FAQ: Your Peach Tree Fertilizer Questions

What is the best fertilizer for peach trees?

The “best” fertilizer depends on your soil. A balanced 10-10-10 is a good starting point, but a soil test will give you the definitive answer. For organic gardeners, a mix of compost, bone meal, and kelp meal often works very well.

When should you fertilize peach trees?

The primary time is early spring at bud break. A possible second, lighter feeding can occur after fruit set for heavily laden trees. Never fertilize after early summer.

How much fertilizer does a mature peach tree need?

A common guideline is 1 pound of a balanced fertilizer per year of tree age, maxing out at around 10 pounds. Adjust based on growth; if your tree is very vigorous, you may need to reduce nitrogen.

Can I use citrus fertilizer on my peach tree?

You can, but it may not be optimal. Citrus fertilizers often contain different micronutrient blends tailored for evergreen citrus trees. It’s better to use a fertilizer labeled for deciduous fruit trees.

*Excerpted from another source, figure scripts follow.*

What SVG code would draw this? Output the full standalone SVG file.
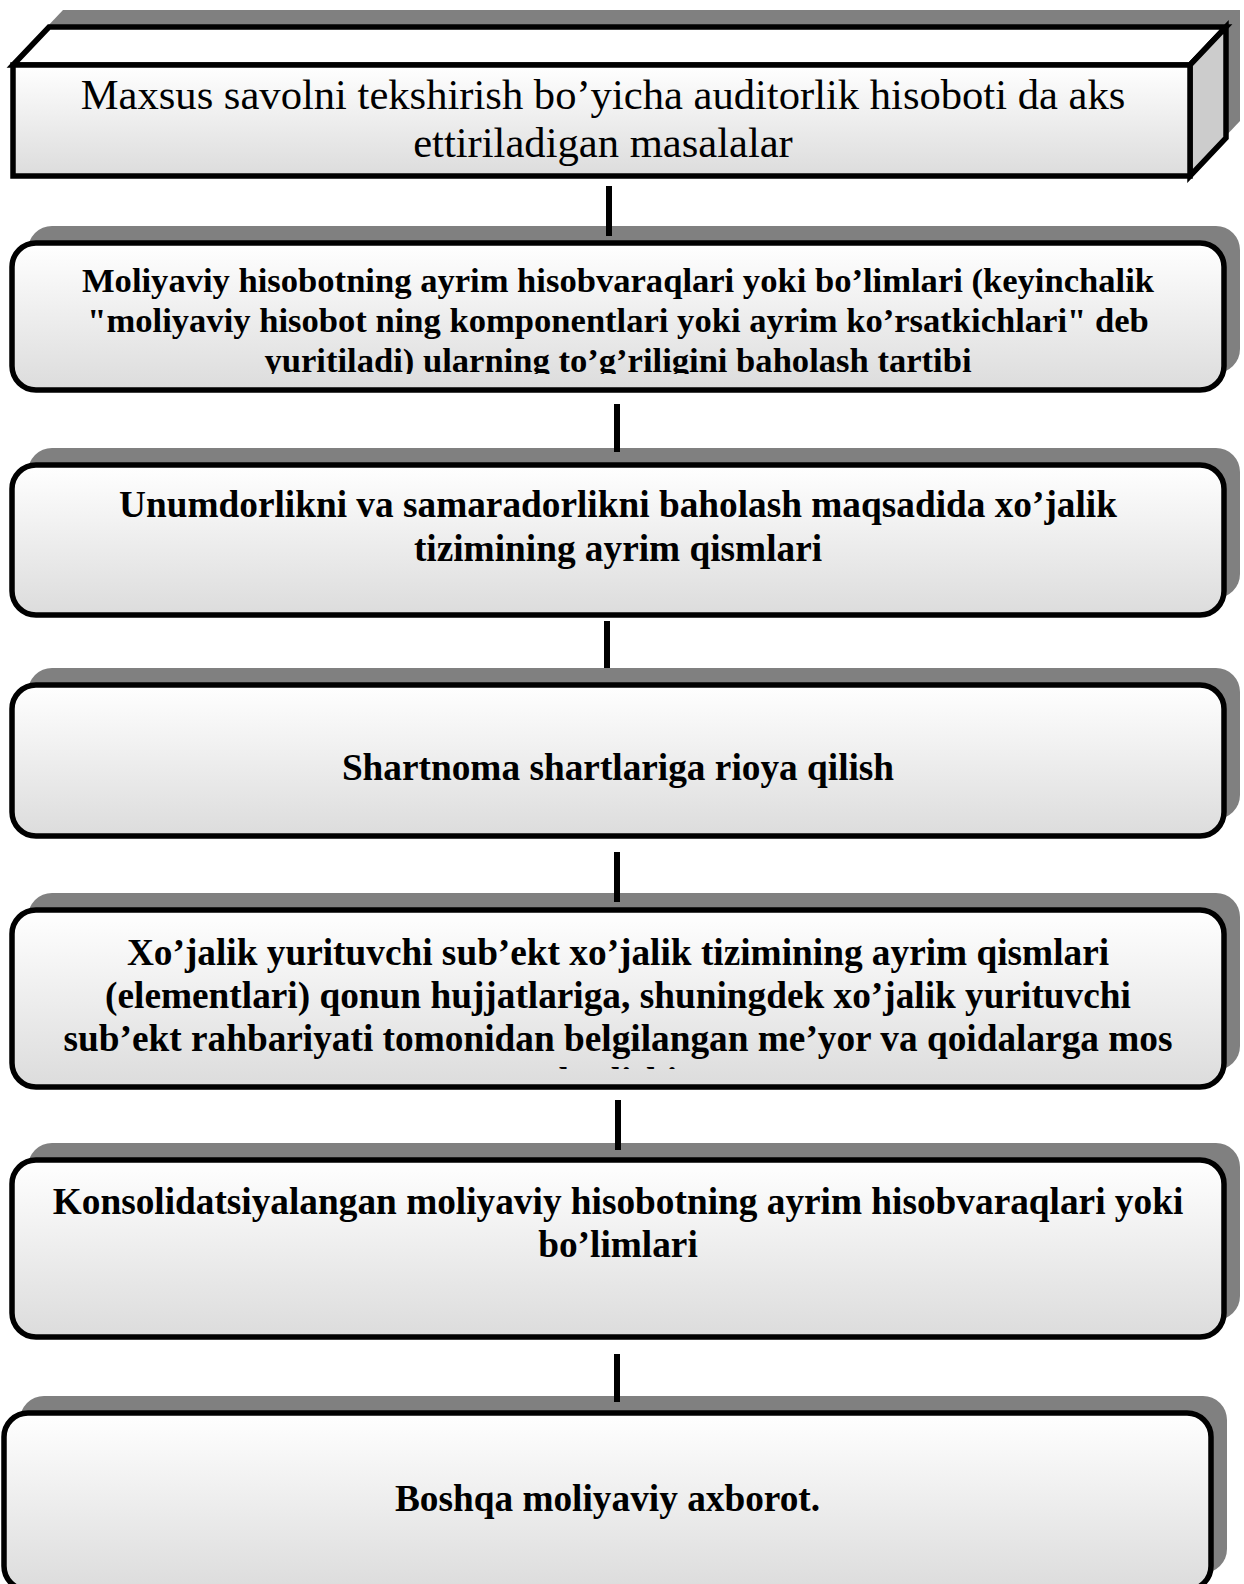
<svg xmlns="http://www.w3.org/2000/svg" width="1244" height="1584" viewBox="0 0 1244 1584">
<defs>
<linearGradient id="g" x1="0" y1="0" x2="0" y2="1">
<stop offset="0" stop-color="#ffffff"/>
<stop offset="1" stop-color="#dcdcdc"/>
</linearGradient>
<clipPath id="c2"><rect x="15" y="246" width="1206" height="128"/></clipPath>
<clipPath id="c5"><rect x="15" y="913" width="1206" height="156"/></clipPath>
</defs>
<style>
.sh{fill:#808080}
.bx{fill:url(#g);stroke:#000;stroke-width:5.5}
.t{font-family:"Liberation Serif","Times New Roman",serif;font-weight:bold;font-size:37.3px;fill:#000;text-anchor:middle}
.t2{font-size:34.6px}
.t1{font-family:"Liberation Serif","Times New Roman",serif;font-size:42.6px;fill:#000;text-anchor:middle}
.cn{stroke:#000;stroke-width:6;fill:none}
</style>
<g id="node1">
<path class="sh" d="M27,48 L63,10 L1240,10 L1240,121 L1204,159 L27,159 Z"/>
<path d="M13,65 L49,27 L1226,27 L1190,65 Z" fill="#ffffff" stroke="#000" stroke-width="5.5" stroke-linejoin="miter"/>
<path d="M1190,65 L1226,27 L1226,138 L1190,176 Z" fill="#cccccc" stroke="#000" stroke-width="5.5"/>
<rect x="13" y="65" width="1177" height="111" fill="url(#g)" stroke="#000" stroke-width="5.5"/>
<text class="t1" x="603" y="109">Maxsus savolni tekshirish bo’yicha auditorlik hisoboti da aks</text>
<text class="t1" x="603" y="157">ettiriladigan masalalar</text>
</g>
<g id="node2">
<rect class="sh" x="28" y="226" width="1212" height="147" rx="24"/>
<rect class="bx" x="12" y="243" width="1212" height="147" rx="24"/>
<g clip-path="url(#c2)">
<text class="t t2" x="618" y="292">Moliyaviy hisobotning ayrim hisobvaraqlari yoki bo’limlari (keyinchalik</text>
<text class="t t2" x="618" y="332">"moliyaviy hisobot ning komponentlari yoki ayrim ko’rsatkichlari" deb</text>
<text class="t t2" x="618" y="372">yuritiladi) ularning to’g’riligini baholash tartibi</text>
</g>
</g>
<g id="node3">
<rect class="sh" x="28" y="448" width="1212" height="150" rx="24"/>
<rect class="bx" x="12" y="465" width="1212" height="150" rx="24"/>
<text class="t" x="618" y="517">Unumdorlikni va samaradorlikni baholash maqsadida xo’jalik</text>
<text class="t" x="618" y="561">tizimining ayrim qismlari</text>
</g>
<g id="node4">
<rect class="sh" x="28" y="668" width="1212" height="151" rx="24"/>
<rect class="bx" x="12" y="685" width="1212" height="151" rx="24"/>
<text class="t" x="618" y="780">Shartnoma shartlariga rioya qilish</text>
</g>
<g id="node5">
<rect class="sh" x="28" y="893" width="1212" height="177" rx="24"/>
<rect class="bx" x="12" y="910" width="1212" height="177" rx="24"/>
<g clip-path="url(#c5)">
<text class="t" x="618" y="965">Xo’jalik yurituvchi sub’ekt xo’jalik tizimining ayrim qismlari</text>
<text class="t" x="618" y="1008">(elementlari) qonun hujjatlariga, shuningdek xo’jalik yurituvchi</text>
<text class="t" x="618" y="1051">sub’ekt rahbariyati tomonidan belgilangan me’yor va qoidalarga mos</text>
<text class="t" x="618" y="1094">bo’lishi</text>
</g>
</g>
<g id="node6">
<rect class="sh" x="28" y="1143" width="1212" height="177" rx="24"/>
<rect class="bx" x="12" y="1160" width="1212" height="177" rx="24"/>
<text class="t" x="618" y="1214">Konsolidatsiyalangan moliyaviy hisobotning ayrim hisobvaraqlari yoki</text>
<text class="t" x="618" y="1257">bo’limlari</text>
</g>
<g id="node7">
<rect class="sh" x="20" y="1396" width="1207" height="177" rx="24"/>
<rect class="bx" x="4" y="1413" width="1207" height="177" rx="24"/>
<text class="t" x="607.5" y="1511">Boshqa moliyaviy axborot.</text>
</g>
<g id="connectors">
<line class="cn" x1="609" y1="186" x2="609" y2="236"/>
<line class="cn" x1="617" y1="404" x2="617" y2="452"/>
<line class="cn" x1="607" y1="621" x2="607" y2="668"/>
<line class="cn" x1="617" y1="852" x2="617" y2="902"/>
<line class="cn" x1="618" y1="1100" x2="618" y2="1150"/>
<line class="cn" x1="617" y1="1354" x2="617" y2="1402"/>
</g>
</svg>
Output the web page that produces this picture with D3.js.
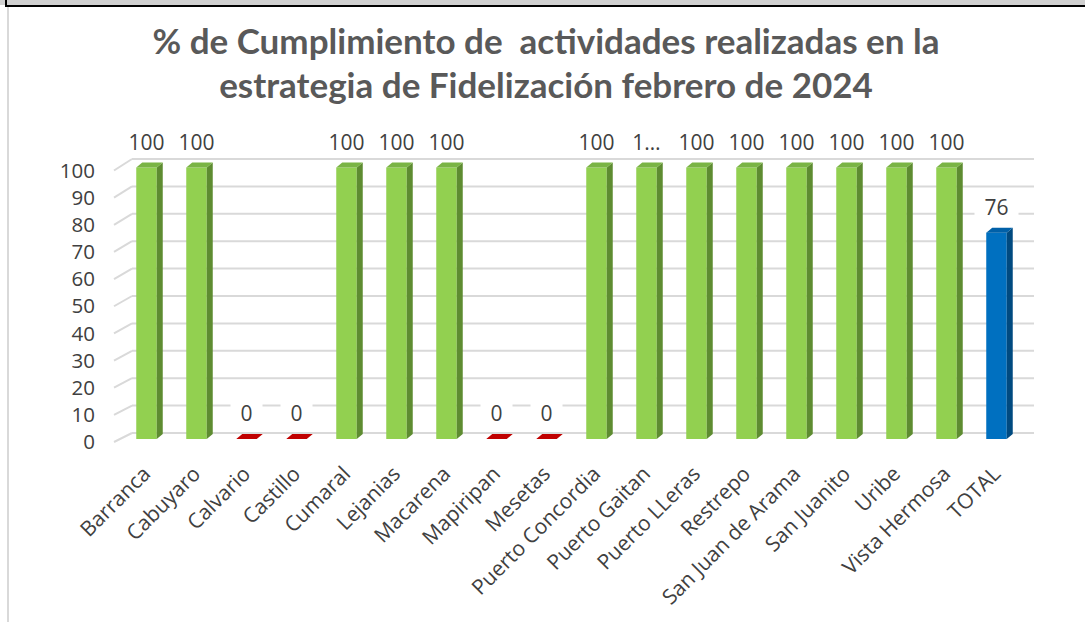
<!DOCTYPE html>
<html lang="es">
<head>
<meta charset="UTF-8">
<title>Cumplimiento Fidelización</title>
<script src="https://cdn.jsdelivr.net/npm/d3@7"></script>
<style>
  body { margin: 0; background: #fff; }
  svg { display: block; }
  text { white-space: pre; }
</style>
</head>
<body>
<svg id="chart" width="1085" height="622"></svg>
<script>
// data
const categories = ["Barranca", "Cabuyaro", "Calvario", "Castillo", "Cumaral", "Lejanias",
  "Macarena", "Mapiripan", "Mesetas", "Puerto Concordia", "Puerto Gaitan", "Puerto LLeras",
  "Restrepo", "San Juan de Arama", "San Juanito", "Uribe", "Vista Hermosa", "TOTAL"]
const values = [100, 100, 0, 0, 100, 100, 100, 0, 0, 100, 100, 100, 100, 100, 100, 100, 100, 76]
const labels = ["100", "100", "0", "0", "100", "100", "100", "0", "0", "100", "1…", "100",
  "100", "100", "100", "100", "100", "76"]
const yTicks = [0, 10, 20, 30, 40, 50, 60, 70, 80, 90, 100]
const titleLines = ["% de Cumplimiento de  actividades realizadas en la",
  "estrategia de Fidelización febrero de 2024"]

const labelFont = "'Open Sans', 'DejaVu Sans', sans-serif"
const svg = d3.select('#chart')

// frame bits
svg.append('rect').attr('x', 0).attr('y', 0).attr('width', 1085).attr('height', 5).attr('fill', '#d0d0d0')
svg.append('rect').attr('x', 5).attr('y', 5).attr('width', 1080).attr('height', 2).attr('fill', '#000')
svg.append('rect').attr('x', 5).attr('y', 0).attr('width', 2).attr('height', 7).attr('fill', '#000')
svg.append('rect').attr('x', 7).attr('y', 7).attr('width', 2).attr('height', 615).attr('fill', '#d9d9d9')

// title
svg.append('g').selectAll('text')
  .data(titleLines)
  .join('text')
  .attr('x', 546)
  .attr('y', (d, i) => 54 + i * 44)
  .attr('text-anchor', 'middle')
  .attr('font-family', 'Lato, sans-serif')
  .attr('font-weight', 700)
  .attr('font-size', 35)
  .attr('fill', '#595959')
  .text(d => d)

// scales
const x = d3.scaleBand()
  .domain(categories)
  .range([121.5, 1021.5])
  .paddingInner(0.59)
  .paddingOuter(0.295)

const yBar = d3.scaleLinear().domain([0, 100]).range([439, 167.5])  // front (bars)
const yWall = d3.scaleLinear().domain([0, 100]).range([433, 159])   // back wall
const dx = 6, dy = -5
const bw = x.bandwidth()

// gridlines on the wall + little floor diagonals
const grid = svg.append('g')
grid.selectAll('line.g')
  .data(yTicks)
  .join('line')
  .attr('class', 'g')
  .attr('x1', 132).attr('x2', 1034)
  .attr('y1', d => yWall(d)).attr('y2', d => yWall(d))
  .attr('stroke', '#d9d9d9').attr('stroke-width', 2)
grid.selectAll('line.d')
  .data(yTicks)
  .join('line')
  .attr('class', 'd')
  .attr('x1', 114).attr('x2', 132)
  .attr('y1', d => yBar(d) + 3).attr('y2', d => yWall(d))
  .attr('stroke', '#d9d9d9').attr('stroke-width', 2)

// y axis labels
svg.append('g').selectAll('text')
  .data(yTicks)
  .join('text')
  .attr('x', 95)
  .attr('y', d => yBar(d) + 3)
  .attr('dy', '0.35em')
  .attr('text-anchor', 'end')
  .attr('font-family', labelFont)
  .attr('font-size', 20.5)
  .attr('fill', '#404040')
  .text(d => d)

const colorOf = (d, i) => {
  if (categories[i] === 'TOTAL') return { front: '#0070c0', side: '#004a80', top: '#0060a8' }
  if (d === 0) return { front: '#c00000', side: '#c00000', top: '#c00000' }
  return { front: '#92d050', side: '#5e8c31', top: '#7ab445' }
}

const bars = svg.append('g').selectAll('g')
  .data(values)
  .join('g')

bars.append('rect')
  .attr('x', (d, i) => x(categories[i]))
  .attr('y', d => yBar(d))
  .attr('width', bw)
  .attr('height', d => yBar(0) - yBar(d))
  .attr('fill', (d, i) => colorOf(d, i).front)

bars.append('polygon')
  .attr('points', (d, i) => {
    const x0 = x(categories[i]) + bw
    return [[x0, yBar(d)], [x0 + dx, yBar(d) + dy], [x0 + dx, yBar(0) + dy], [x0, yBar(0)]].join(' ')
  })
  .attr('fill', (d, i) => colorOf(d, i).side)

bars.append('polygon')
  .attr('points', (d, i) => {
    const x0 = x(categories[i])
    return [[x0, yBar(d)], [x0 + dx, yBar(d) + dy], [x0 + bw + dx, yBar(d) + dy], [x0 + bw, yBar(d)]].join(' ')
  })
  .attr('fill', (d, i) => colorOf(d, i).top)

// data labels with white boxes
const lab = svg.append('g').selectAll('g')
  .data(values)
  .join('g')
  .attr('transform', (d, i) => `translate(${x(categories[i]) + bw / 2},${yBar(d) - 25})`)

lab.append('text')
  .attr('text-anchor', 'middle')
  .attr('dy', '0.35em')
  .attr('font-family', labelFont)
  .attr('font-size', 21)
  .attr('fill', '#404040')
  .text((d, i) => labels[i])

lab.insert('rect', 'text')
  .each(function () {
    const w = this.parentNode.querySelector('text').getComputedTextLength() + 20
    d3.select(this).attr('x', -w / 2).attr('width', w)
  })
  .attr('y', -13)
  .attr('height', 26)
  .attr('fill', '#fff')

// category labels
svg.append('g').selectAll('text')
  .data(categories)
  .join('text')
  .attr('transform', d => `translate(${x(d) + bw / 2},470) rotate(-45)`)
  .attr('text-anchor', 'end')
  .attr('dy', '0.35em')
  .attr('font-family', labelFont)
  .attr('font-size', 21)
  .attr('fill', '#404040')
  .text(d => d)
</script>
</body>
</html>
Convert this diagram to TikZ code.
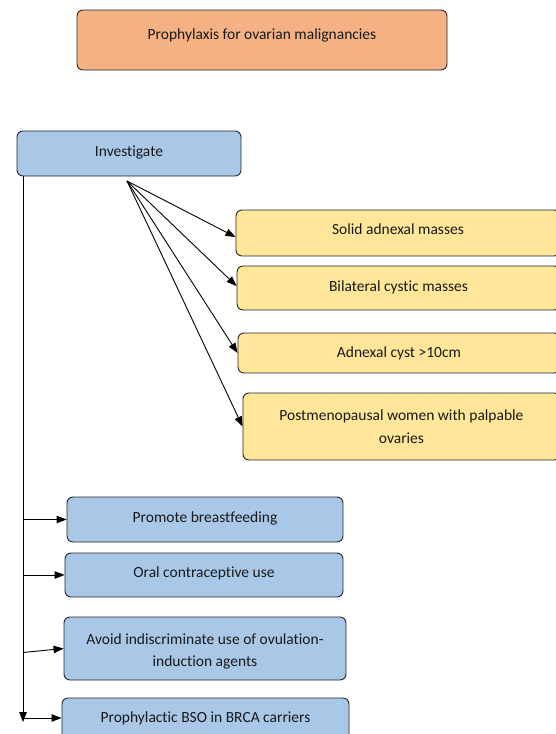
\documentclass[tikz,border=0pt]{standalone}
\usepackage{fontspec}
\setmainfont{Carlito}[Ligatures=NoCommon]
\usetikzlibrary{arrows.meta,calc}
\definecolor{orangebox}{HTML}{F4B183}
\definecolor{bluebox}{HTML}{A9C8E8}
\definecolor{yellowbox}{HTML}{FFE699}
\newcommand{\upby}[2]{\raisebox{#1}[\height][\depth]{#2}}
\tikzset{
  txt/.style={font=\fontsize{15.5}{22.5}\selectfont, align=center, text=black!90},
  box/.style={draw=black!85, line width=0.9pt, rounded corners=6pt, txt, inner sep=0pt},
  obox/.style={box, fill=orangebox},
  bbox/.style={box, fill=bluebox},
  ybox/.style={box, fill=yellowbox},
  arr/.style={line width=0.9pt, -{Triangle[length=10pt,width=7.5pt]}},
}
\begin{document}
\begin{tikzpicture}[x=1pt,y=-1pt]
\useasboundingbox (0,0) rectangle (556,734);
\clip (0,0) rectangle (556,734);
\node[obox, minimum width=370pt, minimum height=60pt] (title) at (262,40) {\upby{5pt}{Prophylaxis for ovarian malignancies}};
\node[bbox, minimum width=224pt, minimum height=45pt] (inv) at (129,153.5) {\upby{1pt}{Investigate}};
\node[ybox, minimum width=324pt, minimum height=46pt] (sam) at (398,233) {\upby{4pt}{Solid adnexal masses}};
\node[ybox, minimum width=323pt, minimum height=44pt] (bcm) at (398.5,288) {\upby{1pt}{Bilateral cystic masses}};
\node[ybox, minimum width=322pt, minimum height=40pt] (acy) at (399,353) {Adnexal cyst >10cm};
\node[ybox, minimum width=317pt, minimum height=67pt] (pmw) at (401.5,426.5) {Postmenopausal women with palpable\\ovaries};
\node[bbox, minimum width=276pt, minimum height=45pt] (pbf) at (205,519.5) {\upby{1.5pt}{Promote breastfeeding}};
\node[bbox, minimum width=278pt, minimum height=44pt] (ocu) at (204,575) {\upby{2pt}{Oral contraceptive use}};
\node[bbox, minimum width=282pt, minimum height=63pt] (avd) at (205,648.5) {};
\node[txt] (avdt) at (205,651.5) {Avoid indiscriminate use of ovulation-\\induction agents};
\node[bbox, minimum width=287pt, minimum height=47pt] (bso) at (205.5,721.5) {};
\node[txt] (bsot) at (205.5,718) {Prophylactic BSO in BRCA carriers};
\coordinate (src) at (127,181);
\draw[arr] (src) -- ([yshift=-4pt]sam.west);
\draw[arr] (src) -- ([yshift=2pt]bcm.west);
\draw[arr] (src) -- (acy.west);
\draw[arr] (src) -- (pmw.west);
\coordinate (t0) at (23,176);
\coordinate (t1) at (23,722);
\draw[arr] (t0) -- (t1);
\draw[arr] (pbf.west -| t0) -- (pbf.west);
\draw[arr] (ocu.west -| t0) -- (ocu.west);
\draw[arr] ([yshift=-4pt]avd.west -| t0) -- (avd.west);
\draw[arr] (bsot.west -| t0) -- (bsot.west -| bso.west);
\end{tikzpicture}
\end{document}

Why is my peach tree not producing fruit even with fertilizer?

Over-fertilizing with nitrogen is a common cause. Other reasons include lack of chilling hours, frost damage to blooms, poor pollination, or improper pruning. Fertilizer is just one piece of the puzzle.

Feeding your peach tree properly is a rewarding practice. It connects you to the cycle of your garden and directly impacts your harvest. Start with a soil test, choose your fertilizer wisely, and follow the seasonal schedule. Pay attention to what your tree is telling you. With a little care and the right nutrition, you’ll be well on your way to enjoying sweet, homegrown peaches straight from your own backyard.